Not a good analogy, because disabled people have a manifest physical need for the closer spaces. The woman who wants the kids doesn't.
The concept of privilege specifically and necessarily can only be applied to groups which hold the powerful positions in society.
And, again, your view of who holds power is far too simplistic. It allows for no nuance.
Incidentally, if it is that simplistic, that monolithic, how do we know if the balance tips? How are you measuring this supposed monolithic "power"? See how ridiculous it is? It seems to me that a more nuanced view is called for. In many situations - perhaps the vast majority of them - men hold more power than women in our society. I'm not denying that.

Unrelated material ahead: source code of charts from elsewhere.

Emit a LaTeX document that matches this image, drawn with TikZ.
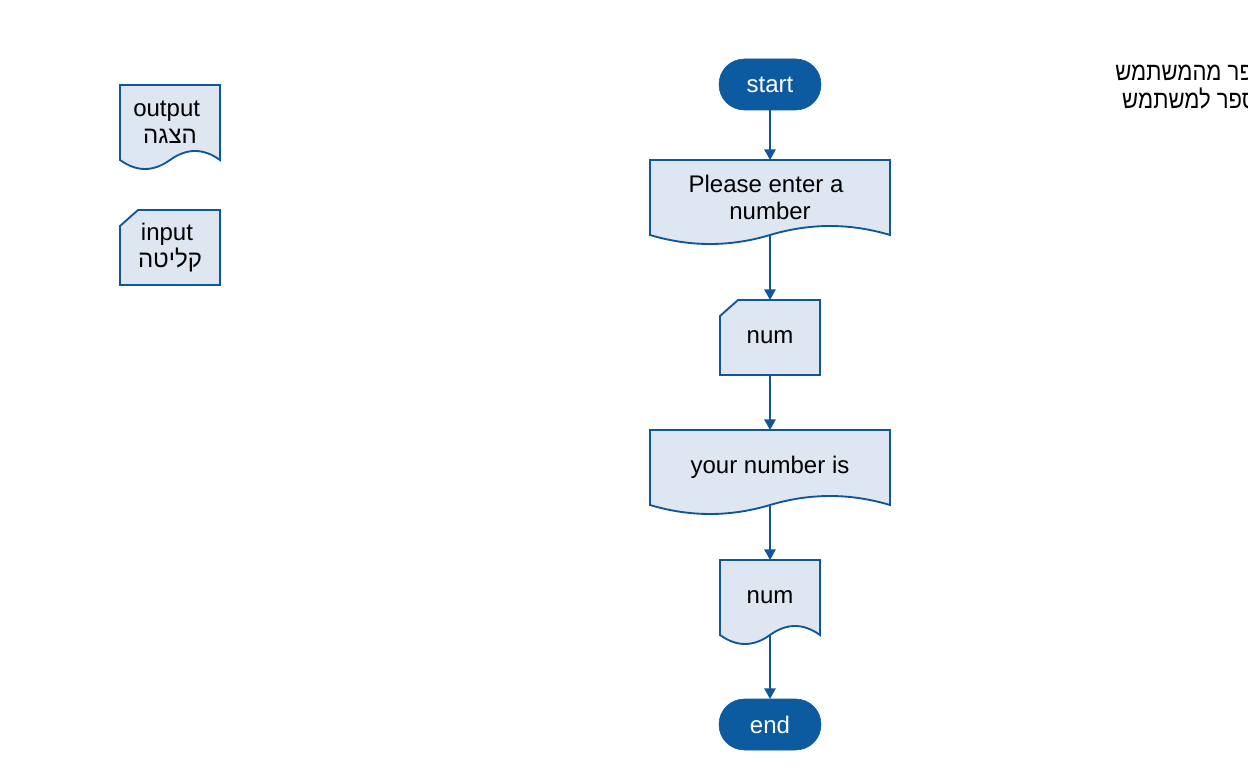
\documentclass[tikz,border=0pt]{standalone}
\usepackage{fontspec}
\setmainfont{Liberation Sans}
\newfontfamily\heb[Script=Hebrew]{Liberation Sans}
\TeXXeTstate=1
\usetikzlibrary{arrows.meta,calc,backgrounds}
\definecolor{strokeblue}{HTML}{10569A}
\definecolor{lightfill}{HTML}{DEE6F1}
\definecolor{pillblue}{HTML}{0C5AA0}

\newcommand{\wavedoc}[1]{%
  \path[shapeline] (#1.north west) -- (#1.north east) -- (#1.south east)
    .. controls ($(#1.south east)!1/3!(#1.south)+(0,-12)$) and ($(#1.south east)!2/3!(#1.south)+(0,-12)$) .. (#1.south)
    .. controls ($(#1.south)!1/3!(#1.south west)+(0,12)$) and ($(#1.south)!2/3!(#1.south west)+(0,12)$) .. (#1.south west)
    -- cycle;}
\newcommand{\cardshape}[1]{%
  \path[shapeline] ($(#1.north west)+(18,0)$) -- (#1.north east) -- (#1.south east)
    -- (#1.south west) -- ($(#1.north west)+(0,16)$) -- cycle;}

\begin{document}
\begin{tikzpicture}[x=0.75pt,y=-0.75pt,
  every node/.style={font=\fontsize{18pt}{20.25pt}\selectfont},
  box/.style={rectangle, inner sep=0pt, outer sep=0pt, minimum width=75pt,
    minimum height=56.25pt, align=center, text=black},
  widebox/.style={box, minimum width=180pt},
  terminal/.style={rectangle, rounded corners=19pt, fill=pillblue, draw=pillblue,
    text=white, minimum width=76.5pt, minimum height=38.25pt, inner sep=0pt, outer sep=0pt},
  flow/.style={draw=strokeblue, line width=1.4pt, -{Triangle[length=8pt,width=8.5pt]}},
  shapeline/.style={draw=strokeblue, fill=lightfill, line width=1.4pt},
  note/.style={inner sep=0pt, anchor=west, text=black, xscale=0.87, transform shape,
    font=\fontsize{19pt}{22pt}\selectfont}]
\useasboundingbox (0,0) rectangle (1248,770);
\clip (0,0) rectangle (1248,770);

% flow
\node[terminal] (start) at (770,84.5) {start};
\node[widebox] (ask) at (770,197.5) {Please enter a\hspace*{6pt}\\number};
\node[box] (in) at (770,337.5) {num};
\node[widebox] (show) at (770,467.5) {your number is};
\node[box] (out) at (770,597.5) {num};
\node[terminal] (end) at (770,724.5) {end};

% legend
\node[box] (legout) at (170,122.5) {output\hspace*{5pt}\\{\heb\beginR הצגה\endR}};
\node[box] (legin) at (170,247.5) {input\hspace*{4.5pt}\\{\heb\beginR קליטה\endR}};

% notes (cut at the right edge)
\node[note] (n1) at (1115,73) {\heb\beginR מספר מהמשתמש\endR};
\node[note] (n2) at (1122,98) {\heb\beginR מספר למשתמש\endR};

\begin{pgfonlayer}{background}
  \fill[white] (0,0) rectangle (1248,770);
  \wavedoc{ask}
  \cardshape{in}
  \wavedoc{show}
  \wavedoc{out}
  \wavedoc{legout}
  \cardshape{legin}
\end{pgfonlayer}

\draw[flow] (start) -- (ask);
\draw[flow] (ask.south) -- (in.north);
\draw[flow] (in) -- (show);
\draw[flow] (show.south) -- (out.north);
\draw[flow] (out.south) -- (end.north);
\end{tikzpicture}
\end{document}
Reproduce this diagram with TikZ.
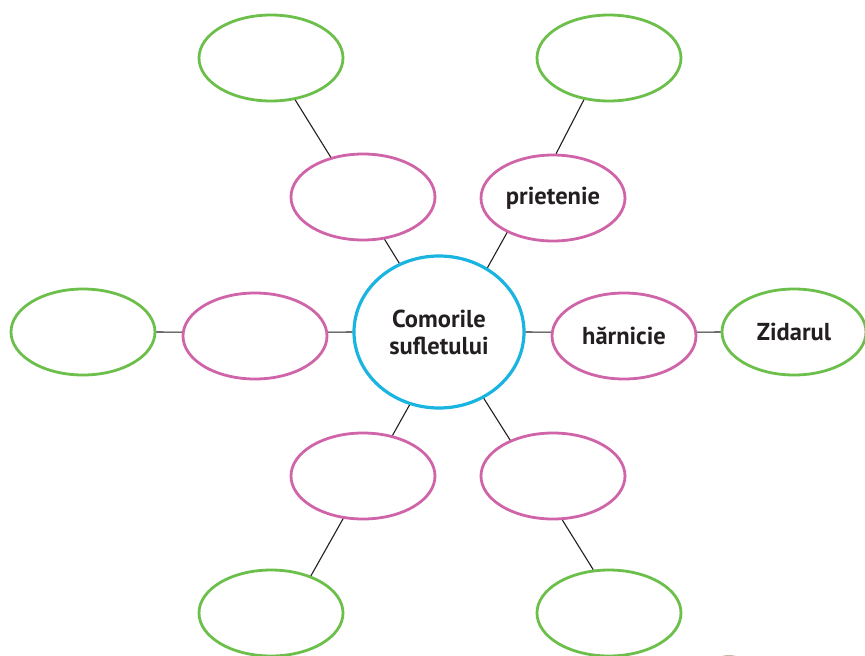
\documentclass[tikz,border=0pt]{standalone}
\usepackage{fontspec}
\setmainfont{PT Sans}
\usetikzlibrary{shapes.geometric}
\definecolor{cyanc}{HTML}{1AB4E0}
\definecolor{pinkc}{HTML}{D064A8}
\definecolor{greenc}{HTML}{6CBF4B}
\definecolor{txt}{HTML}{231F20}
\definecolor{arcc}{HTML}{A89070}
\begin{document}
\begin{tikzpicture}[x=1pt,y=-1pt,
  ell/.style={ellipse, minimum width=144pt, minimum height=86pt, inner sep=0pt, fill=white, line width=2.8pt, font=\bfseries\fontsize{24.5}{28}\selectfont, text=txt, align=center},
  pinkell/.style={ell, draw=pinkc},
  greenell/.style={ell, draw=greenc},
  hub/.style={ellipse, minimum width=170pt, minimum height=152pt, inner sep=0pt, draw=cyanc, line width=3.2pt, fill=white, font=\bfseries\fontsize{24.5}{27}\selectfont, text=txt, align=center},
  link/.style={line width=1.1pt, draw=txt}]
\useasboundingbox (0,0) rectangle (865,656);
\node[hub] (c) at (439,332) {Comorile\\sufletului};
\node[pinkell] (pul) at (363,197) {};
\node[pinkell] (pur) at (553,198) {prietenie};
\node[pinkell] (pl) at (255,336) {};
\node[pinkell] (pr) at (624,336) {hărnicie};
\node[pinkell] (pll) at (363,476) {};
\node[pinkell] (plr) at (553,476) {};
\node[greenell] (gul) at (271,58) {};
\node[greenell] (gur) at (609,58) {};
\node[greenell] (gl) at (83,332) {};
\node[greenell] (gr) at (794,332) {Zidarul};
\node[greenell] (gll) at (271,613) {};
\node[greenell] (glr) at (609,613) {};
\draw[link] (c.120) -- (pul.-63);
\draw[link] (c.53) -- (pur.-143);
\draw[link] (c.west) -- (pl.3);
\draw[link] (c.east) -- (pr.177);
\draw[link] (c.-112) -- (pll.54);
\draw[link] (c.-56) -- (plr.140);
\draw[link] (pul.129) -- (gul.-60);
\draw[link] (pur.86) -- (gur.-121);
\draw[link] (pl.177) -- (gl.east);
\draw[link] (pr.3) -- (gr.west);
\draw[link] (pll.-115) -- (gll.43);
\draw[link] (plr.-78) -- (glr.110);
\draw[arcc, line width=1.5pt] (729,686) circle (30);
\end{tikzpicture}
\end{document}
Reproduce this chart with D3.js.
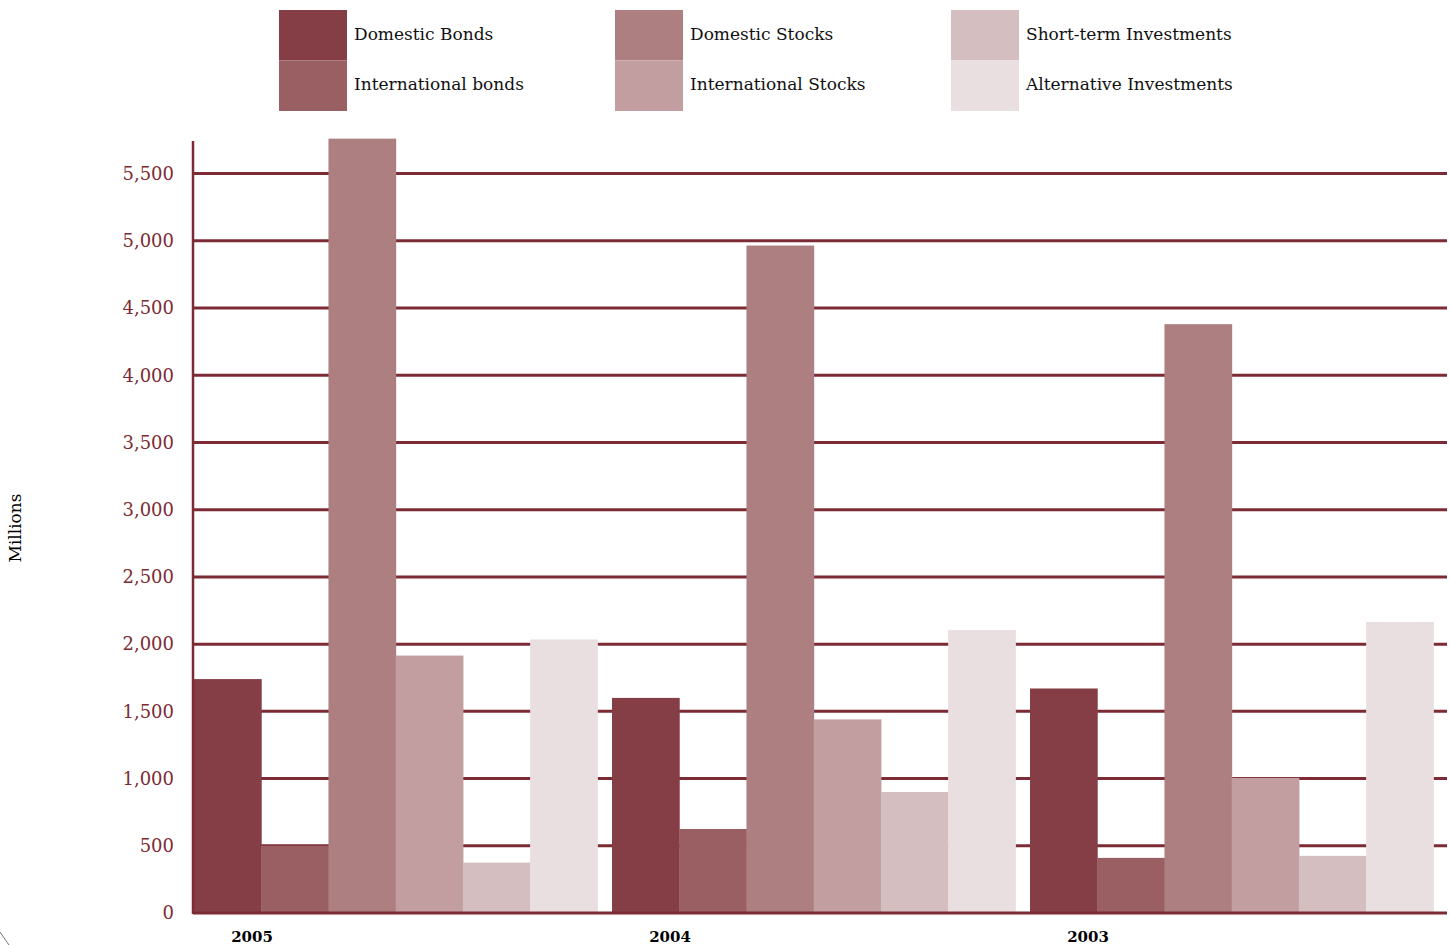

But in some situations, women hold more power than men.
This doesn't mean that minorities don't have some "advantages", but the point is that these advantages always come with a hefty price and are essentially like backhanded compliments.
Yes, and that only happens to women, right? The (almost all male) coal miners and construction workers who do these terribly dangerous jobs do so because of the "advantage" conferred on men by the image of the big, strong man. And this "advantage"
doesn't doesn't come with a hefty price?